In terms of getting an internship, this is harder as, at least from my research, you will need to come to the US as a college student first before even being considered for some of the internships. Once you are here as a student, you will need to look at the internship application’s requirements very carefully, as they will usually say whether or not only US citizens can apply. I could be wrong, but most NASA internships are for US citizens only, and there are even fewer programs available for international students, depending on your home country’s relationship with NASA. The above advice still applies, you will just need to look for other organizations. Hope this helps!

Hey! I’m from NoVA & this area is pretty competitive in terms of college apps. What did you do to make yourself stand out among applicants?

Hello @Aisha50163, as was mentioned in the intro, one of the best things I did was apply to those summer programs my junior year. Being from NOVA and going a competitive high school, everyone tended to do pretty much the same thing in terms of ECs and taking AP/IB classes. All of the out-of-state colleges that I’ve talked to know how competitive the surrounding DC area is in terms of admissions, where doing an internship in DC in high school is becoming more and more common, so standing out definitely helps. Other than that, I made my interests well known in my applications.

Hi @ak2018! I am rising senior in NOVA, really interested in attending GMU. I was hoping you could describe your first semester at GMU and what were the key differences between the academic life and atmosphere of GMU and VTech? I was also hoping you could, tell us your expeirence about studying abroad- where did you study abroad? what was your biggest takeaway when you studided abroad? Thanks for your time! Looking forward from hearing from you!

Hello @larapink!

I would say that my experience at GMU, at least the first month, was the typical college experience. I went to my first college party, had my first college all-nighter, and other fun firsts. Freshmen tend to slowly become more disillusioned as the year goes on. But yeah, GMU is considered a commuter school and I definitely noticed this as someone who lived on-campus my first semester with the campus looking like a ghost town on Fridays and weekends. Also, firefighters were always around the school as the fire alarms are pretty wonky. The only big difference between GMU and VT was the social aspect, as VT is in the heart of a small town with a huge football program.
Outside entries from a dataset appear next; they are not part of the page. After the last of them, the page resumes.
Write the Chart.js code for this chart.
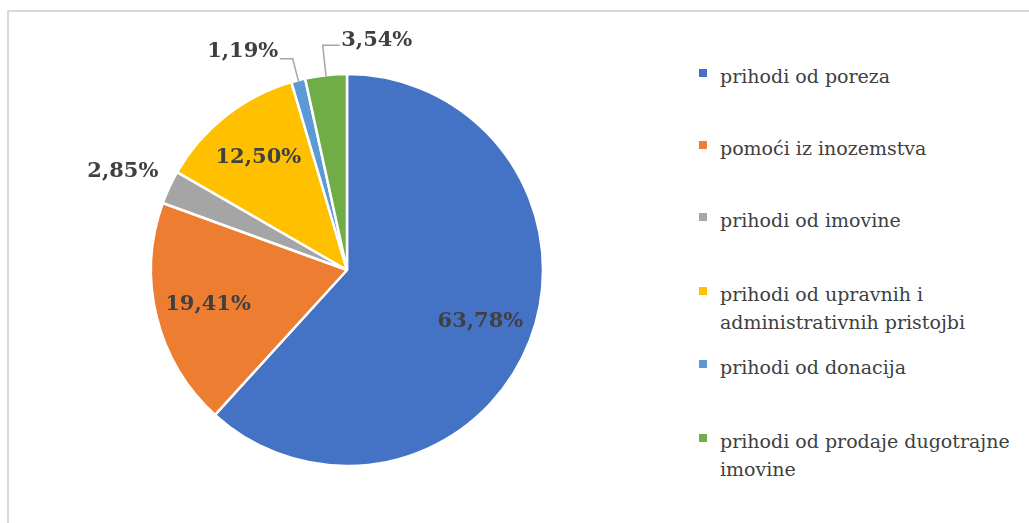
<!DOCTYPE html>
<html>
<head>
<meta charset="utf-8">
<script src="https://cdn.jsdelivr.net/npm/chart.js@4"></script>
<style>
  html, body { margin: 0; padding: 0; background: #fff; }
  #wrap { position: relative; width: 1029px; height: 523px; overflow: hidden; }
  #frame { position: absolute; left: 7px; top: 10px; width: 1030px; height: 520px;
           border-top: 2px solid #d9d9d9; border-left: 2px solid #d9d9d9; }
  #chartBox { position: absolute; left: 0; top: 0; width: 694px; height: 523px; }
  #legend { position: absolute; left: 720px; top: 0; width: 305px; height: 523px;
            font-family: "DejaVu Serif", serif; font-size: 19px; line-height: 28px; color: #404040; }
  .item { position: absolute; left: 0; width: 305px; }
  .mk { position: absolute; left: -21px; top: 7px; width: 8px; height: 8px; }
</style>
</head>
<body>
<div id="wrap">
  <div id="frame"></div>
  <div id="chartBox"><canvas id="c"></canvas></div>
  <div id="legend"></div>
</div>
<script>
const categories = [
  'prihodi od poreza',
  'pomoći iz inozemstva',
  'prihodi od imovine',
  'prihodi od upravnih i administrativnih pristojbi',
  'prihodi od donacija',
  'prihodi od prodaje dugotrajne imovine'
];
const shares = [63.78, 19.41, 2.85, 12.50, 1.19, 3.54];
const valueLabels = ['63,78%', '19,41%', '2,85%', '12,50%', '1,19%', '3,54%'];
const colors = ['#4472C4', '#ED7D31', '#A5A5A5', '#FFC000', '#5B9BD5', '#70AD47'];

// label placement style per slice
const placement = [
  { mode: 'inside' },
  { mode: 'inside' },
  { mode: 'outside' },
  { mode: 'inside' },
  { mode: 'callout', side: -1, elbow: 22, len: 13, lift: 7 },
  { mode: 'callout', side: 1, elbow: 30, len: 17, lift: 5 }
];
const legendTops = [62, 134, 206, 280, 353, 427];

const labelPlugin = {
  id: 'pieLabels',
  afterDatasetsDraw(chart) {
    const ctx = chart.ctx;
    const meta = chart.getDatasetMeta(0);
    ctx.save();
    ctx.font = 'bold 21px "DejaVu Serif", serif';
    ctx.fillStyle = '#404040';
    meta.data.forEach((arc, i) => {
      const p = arc.getProps(['x', 'y', 'startAngle', 'endAngle', 'outerRadius'], true);
      const mid = (p.startAngle + p.endAngle) / 2;
      const dx = Math.cos(mid), dy = Math.sin(mid);
      const r = p.outerRadius;
      const txt = valueLabels[i];
      const pl = placement[i];
      if (pl.mode === 'inside') {
        ctx.textAlign = 'center';
        ctx.textBaseline = 'middle';
        ctx.fillText(txt, p.x + dx * r * 0.73, p.y + dy * r * 0.73);
      } else if (pl.mode === 'outside') {
        const ax = p.x + dx * (r + 12), ay = p.y + dy * (r + 12);
        const h = 22;
        ctx.textAlign = dx < 0 ? 'right' : 'left';
        ctx.textBaseline = 'middle';
        const cy = dy < 0 ? ay - h / 2 : ay + h / 2;
        ctx.fillText(txt, ax, cy);
      } else {
        const sx = p.x + dx * (r - 1), sy = p.y + dy * (r - 1);
        const ex = p.x + dx * (r + pl.elbow), ey = p.y + dy * (r + pl.elbow);
        const hx = ex + pl.side * pl.len;
        ctx.strokeStyle = '#a6a6a6';
        ctx.lineWidth = 1.5;
        ctx.beginPath();
        ctx.moveTo(sx, sy);
        ctx.lineTo(ex, ey);
        ctx.lineTo(hx, ey);
        ctx.stroke();
        ctx.textAlign = pl.side < 0 ? 'right' : 'left';
        ctx.textBaseline = 'middle';
        ctx.fillText(txt, hx + pl.side * 1.5, ey - pl.lift);
      }
    });
    ctx.restore();
  }
};

new Chart(document.getElementById('c'), {
  type: 'pie',
  data: {
    labels: categories,
    datasets: [{
      data: shares,
      backgroundColor: colors,
      borderColor: '#ffffff',
      borderWidth: 2.5,
      radius: 196
    }]
  },
  options: {
    responsive: true,
    maintainAspectRatio: false,
    animation: false,
    layout: { padding: { top: 74, bottom: 57, left: 151, right: 151 } },
    plugins: { legend: { display: false }, tooltip: { enabled: false } }
  },
  plugins: [labelPlugin]
});

const lg = document.getElementById('legend');
categories.forEach((name, i) => {
  const it = document.createElement('div');
  it.className = 'item';
  it.style.top = legendTops[i] + 'px';
  const mk = document.createElement('span');
  mk.className = 'mk';
  mk.style.background = colors[i];
  it.appendChild(mk);
  it.appendChild(document.createTextNode(name));
  lg.appendChild(it);
});
</script>
</body>
</html>
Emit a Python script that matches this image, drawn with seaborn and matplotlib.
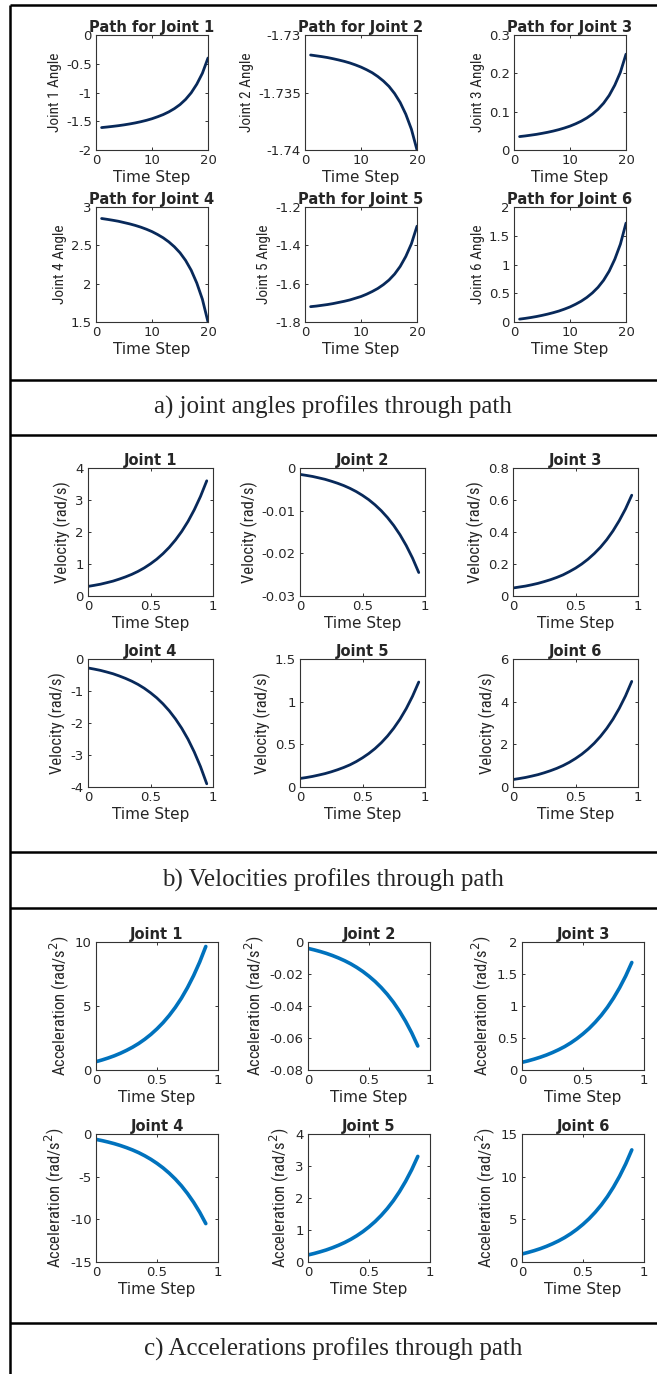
import numpy as np
import pandas as pd
import matplotlib
matplotlib.use('Agg')
import matplotlib.pyplot as plt
import seaborn as sns
from matplotlib.lines import Line2D
from matplotlib.ticker import FuncFormatter
from matplotlib import font_manager

# ---- dados ----
passos_a = [1, 2, 3, 4, 5, 6, 7, 8, 9, 10, 11, 12, 13, 14, 15, 16, 17, 18, 19, 20]
tempo_b = [0, 0.05, 0.1, 0.15, 0.2, 0.25, 0.3, 0.35, 0.4, 0.45,
           0.5, 0.55, 0.6, 0.65, 0.7, 0.75, 0.8, 0.85, 0.9, 0.95]
tempo_c = [0, 0.05, 0.1, 0.15, 0.2, 0.25, 0.3, 0.35, 0.4, 0.45,
           0.5, 0.55, 0.6, 0.65, 0.7, 0.75, 0.8, 0.85, 0.9]

angulo_j1 = [-1.610, -1.600, -1.589, -1.577, -1.563, -1.547, -1.529, -1.508, -1.484, -1.456,
             -1.422, -1.384, -1.337, -1.280, -1.210, -1.120, -1.005, -0.855, -0.665, -0.400]
angulo_j2 = [-1.73174, -1.73181, -1.73188, -1.73196, -1.73206, -1.73217, -1.73229, -1.73243, -1.73260, -1.73279,
             -1.73302, -1.73328, -1.73361, -1.73400, -1.73447, -1.73509, -1.73587, -1.73689, -1.73819, -1.74000]
angulo_j3 = [0.035, 0.0367, 0.0387, 0.0408, 0.0434, 0.0462, 0.0494, 0.0531, 0.0574, 0.0623,
             0.0683, 0.0752, 0.0836, 0.0937, 0.1062, 0.1221, 0.1425, 0.1692, 0.2029, 0.250]
angulo_j4 = [2.850, 2.839, 2.827, 2.814, 2.797, 2.780, 2.760, 2.737, 2.710, 2.679,
             2.641, 2.598, 2.545, 2.481, 2.403, 2.303, 2.175, 2.008, 1.796, 1.500]
angulo_j5 = [-1.720, -1.717, -1.713, -1.709, -1.704, -1.698, -1.692, -1.685, -1.676, -1.667,
             -1.655, -1.641, -1.625, -1.605, -1.581, -1.550, -1.510, -1.458, -1.392, -1.300]
angulo_j6 = [0.050, 0.063, 0.078, 0.095, 0.115, 0.137, 0.162, 0.190, 0.224, 0.262,
             0.309, 0.362, 0.427, 0.506, 0.603, 0.726, 0.885, 1.092, 1.354, 1.720]

velocidade_j1 = [0.300, 0.333, 0.369, 0.416, 0.465, 0.528, 0.597, 0.676, 0.769, 0.878,
                 1.006, 1.151, 1.323, 1.521, 1.752, 2.019, 2.330, 2.693, 3.112, 3.600]
velocidade_j2 = [-0.00150, -0.00173, -0.00198, -0.00231, -0.00265, -0.00309, -0.00357, -0.00412, -0.00477, -0.00553,
                 -0.00642, -0.00743, -0.00863, -0.01001, -0.01162, -0.01348, -0.01565, -0.01818, -0.02110, -0.02450]
velocidade_j3 = [0.050, 0.056, 0.062, 0.070, 0.079, 0.090, 0.102, 0.116, 0.132, 0.152,
                 0.174, 0.200, 0.230, 0.265, 0.305, 0.352, 0.407, 0.471, 0.544, 0.630]
velocidade_j4 = [-0.280, -0.316, -0.356, -0.407, -0.461, -0.530, -0.606, -0.693, -0.794, -0.914,
                 -1.055, -1.214, -1.402, -1.619, -1.873, -2.166, -2.506, -2.905, -3.364, -3.900]
velocidade_j5 = [0.100, 0.111, 0.124, 0.140, 0.157, 0.178, 0.202, 0.229, 0.260, 0.298,
                 0.342, 0.392, 0.450, 0.518, 0.597, 0.689, 0.795, 0.919, 1.063, 1.230]
velocidade_j6 = [0.350, 0.396, 0.447, 0.511, 0.580, 0.667, 0.764, 0.874, 1.003, 1.155,
                 1.334, 1.537, 1.776, 2.052, 2.374, 2.747, 3.179, 3.685, 4.269, 4.950]

aceleracao_j1 = [0.650, 0.785, 0.938, 1.109, 1.307, 1.532, 1.784, 2.072, 2.405, 2.783,
                 3.215, 3.701, 4.259, 4.889, 5.609, 6.437, 7.373, 8.435, 9.650]
aceleracao_j2 = [-0.00400, -0.00492, -0.00595, -0.00711, -0.00845, -0.00998, -0.01169, -0.01364, -0.01590, -0.01846,
                 -0.02139, -0.02468, -0.02846, -0.03273, -0.03761, -0.04322, -0.04957, -0.05677, -0.06500]
aceleracao_j3 = [0.120, 0.143, 0.170, 0.200, 0.234, 0.273, 0.317, 0.366, 0.424, 0.490,
                 0.565, 0.649, 0.746, 0.855, 0.980, 1.123, 1.285, 1.469, 1.680]
aceleracao_j4 = [-0.630, -0.778, -0.946, -1.133, -1.351, -1.597, -1.874, -2.189, -2.555, -2.969,
                 -3.443, -3.976, -4.588, -5.279, -6.068, -6.976, -8.003, -9.168, -10.500]
aceleracao_j5 = [0.220, 0.266, 0.319, 0.377, 0.445, 0.522, 0.608, 0.707, 0.821, 0.950,
                 1.098, 1.264, 1.455, 1.671, 1.917, 2.200, 2.521, 2.884, 3.300]
aceleracao_j6 = [0.940, 1.123, 1.330, 1.562, 1.831, 2.136, 2.477, 2.868, 3.319, 3.831,
                 4.417, 5.076, 5.832, 6.686, 7.662, 8.785, 10.053, 11.493, 13.140]

ticks_y_a = [[-2, -1.5, -1, -0.5, 0], [-1.74, -1.735, -1.73], [0, 0.1, 0.2, 0.3],
             [1.5, 2, 2.5, 3], [-1.8, -1.6, -1.4, -1.2], [0, 0.5, 1, 1.5, 2]]
ticks_y_b = [[0, 1, 2, 3, 4], [-0.03, -0.02, -0.01, 0], [0, 0.2, 0.4, 0.6, 0.8],
             [-4, -3, -2, -1, 0], [0, 0.5, 1, 1.5], [0, 2, 4, 6]]
ticks_y_c = [[0, 5, 10], [-0.08, -0.06, -0.04, -0.02, 0], [0, 0.5, 1, 1.5, 2],
             [-15, -10, -5, 0], [0, 1, 2, 3, 4], [0, 5, 10, 15]]

titulos_a = ['Path for Joint %d' % i for i in range(1, 7)]
titulos_bc = ['Joint %d' % i for i in range(1, 7)]
rotulos_a = ['Joint %d Angle' % i for i in range(1, 7)]

legendas = ['a) joint angles profiles through path',
            'b) Velocities profiles through path',
            'c) Accelerations profiles through path']

# ---- estilo ----
sns.set_style("ticks")
plt.rcParams['font.family'] = ['DejaVu Sans']
plt.rcParams['axes.unicode_minus'] = False

# fonte estreita para os rotulos do eixo y (se existir)
instaladas = {f.name for f in font_manager.fontManager.ttflist}
FONTE_ESTREITA = 'Liberation Sans'
for nome in ['Liberation Sans Narrow', 'Roboto Condensed', 'Open Sans Condensed', 'Liberation Sans']:
    if nome in instaladas:
        FONTE_ESTREITA = nome
        break
ESTREITA_REAL = FONTE_ESTREITA != 'Liberation Sans'

W, H = 657, 1374
fig = plt.figure(figsize=(W / 100, H / 100), dpi=100)
fig.patch.set_facecolor('white')

COR_ESCURA = '#08295a'
COR_MATLAB = '#0072BD'
CINZA = '#333333'


def caixa(x, y, w, h):
    return [x / W, 1 - (y + h) / H, w / W, h / H]


def fmt(v, p):
    return f'{v:g}'


def desenhar_painel(tempo, series, titulos, rotulos_y, ticks_y, xlim, xticks,
                    esquerdas, topos, largura, altura, cor, lw, tam_y):
    for i in range(6):
        lin, col = divmod(i, 3)
        ax = fig.add_axes(caixa(esquerdas[col], topos[lin], largura, altura))
        df = pd.DataFrame({'t': tempo, 'v': series[i]})
        sns.lineplot(data=df, x='t', y='v', ax=ax, color=cor, linewidth=lw)
        ax.set_xlim(*xlim)
        ax.set_xticks(xticks)
        ax.set_ylim(ticks_y[i][0], ticks_y[i][-1])
        ax.set_yticks(ticks_y[i])
        ax.xaxis.set_major_formatter(FuncFormatter(fmt))
        ax.yaxis.set_major_formatter(FuncFormatter(fmt))
        ax.tick_params(direction='in', top=True, right=True, length=2.5, width=0.7,
                       labelsize=9.5, colors=CINZA, labelcolor='#262626', pad=3)
        for s in ax.spines.values():
            s.set_color(CINZA)
            s.set_linewidth(0.8)
        ax.set_title(titulos[i], fontweight='bold', fontsize=10.5, pad=2)
        ax.set_xlabel('Time Step', fontsize=11, color='#262626', labelpad=2)
        ax.set_ylabel(rotulos_y[i], family=[FONTE_ESTREITA, 'DejaVu Sans'],
                      fontsize=tam_y if ESTREITA_REAL else tam_y * 0.85,
                      color='#262626', labelpad=3)


desenhar_painel(passos_a,
                [angulo_j1, angulo_j2, angulo_j3, angulo_j4, angulo_j5, angulo_j6],
                titulos_a, rotulos_a, ticks_y_a, (0, 20), [0, 10, 20],
                [96, 305, 514], [35, 207], 112, 115, COR_ESCURA, 2.0, 11)

desenhar_painel(tempo_b,
                [velocidade_j1, velocidade_j2, velocidade_j3, velocidade_j4, velocidade_j5, velocidade_j6],
                titulos_bc, ['Velocity (rad/s)'] * 6, ticks_y_b, (0, 1), [0, 0.5, 1],
                [88, 300, 513], [468, 659], 125, 128, COR_ESCURA, 2.0, 12)

desenhar_painel(tempo_c,
                [aceleracao_j1, aceleracao_j2, aceleracao_j3, aceleracao_j4, aceleracao_j5, aceleracao_j6],
                titulos_bc, ['Acceleration (rad/s$^2$)'] * 6, ticks_y_c, (0, 1), [0, 0.5, 1],
                [96, 308, 522], [942, 1134], 122, 128, COR_MATLAB, 2.6, 12)

# ---- moldura da tabela ----
def linha(x0, y0, x1, y1):
    fig.add_artist(Line2D([x0 / W, x1 / W], [1 - y0 / H, 1 - y1 / H], color='black',
                          lw=1.8, transform=fig.transFigure, solid_capstyle='butt'))

linha(10, 5, W, 5)
linha(10, 5, 10, H)
for y in [380, 435, 852, 908, 1323]:
    linha(10, y, W, y)

for texto, y in zip(legendas, [407, 880, 1349]):
    fig.text(333 / W, 1 - y / H, texto, ha='center', va='center',
             family=['Liberation Serif', 'DejaVu Serif'], fontsize=18)

fig.savefig('out.png', dpi=100)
As much as it offends my Mason friends, I prefer Tech over Mason in most categories.

I studied abroad in Madrid, Spain and it was alright. Because of my classes, I didn’t get to travel, go out as much, and felt pretty isolated because of it. So many people have better study-abroad stories, but even though I had an “okay” time, I kind of wish I studied abroad later in my college career. My biggest takeaway: simply being in another country thousands of miles away from home is an adventure in it of itself and don’t let anyone tell you otherwise.